Importante papel jugó en ese momento el Movimiento de Países No Alineados por el que se presionó el cambio que, minúsculo en su impacto —solo se aumentó cuatro puestos no permanentes en el Consejo de Seguridad—, al final sentó las bases para futuros cambios, tales como los que hoy el mismo Sur Global, desde distintos espacios regionales y mundiales, exige y demanda.
En el punto cuatro de la Declaración de Baku de 2019, los No Alineados solicitan un fortalecimiento de la Asamblea General para otorgarle más autoridad y una reforma del Consejo de Seguridad que lo volviese más representativo y democrático.

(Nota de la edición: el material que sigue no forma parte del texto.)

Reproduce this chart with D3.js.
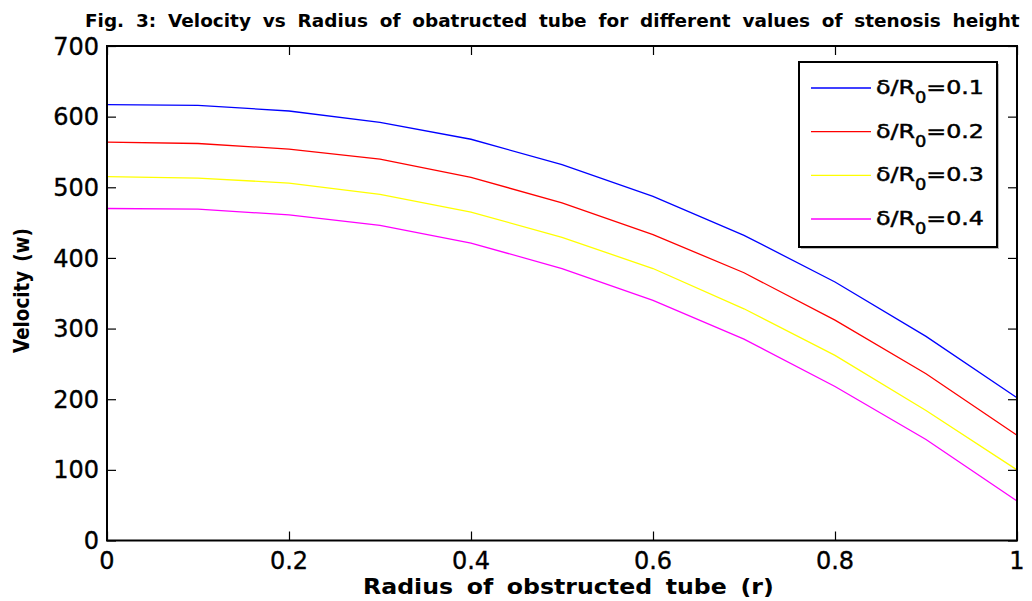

Asimismo, la Declaración de Doha de 2005 de la Segunda Cumbre Sur del G77 + China, en el punto 22, menciona que los países otorgan prioridad a la reforma de las Naciones Unidas, esperando que el proceso conduzca a un fortalecimiento del multilateralismo e incorpore la visión de desarrollo del Sur.
Más recientemente, los Brics en sus 15 declaraciones han hecho mención explícita a la necesidad de reforma de las Naciones Unidas, incluido al Consejo de Seguridad, hecho importante pues proviene de un bloque que aglutina dos miembros permanentes, y con veto, de ese órgano, y tres aspirantes a hacerlo.
Hoy, cuando casi se cuadruplica el número de miembros con relación a los 51 que la fundaron, y ante la incipiente demanda de los países del Sur Global de verse reflejados en todos los órganos de la instancia, la reforma de la ONU es un paso necesario para adecuarla a las nuevas realidades, ya no signadas por el bipolaridad de la Guerra Fría o la unipolaridad estadounidense de las últimas tres décadas, sino atendiendo a las exigencias de la multipolaridad que surge en el nuevo orden internacional en ciernes.
Orden que, por cierto, busca fortalecer los principios básicos de la Carta de las Naciones Unidas, andamiaje del derecho internacional, ese que reconoce la igualdad soberana de los Estados, el derecho a la autodeterminación de los pueblos y la no injerencia en asuntos internos, normas fundamentales que el llamado «orden internacional basado en reglas» intenta socavar.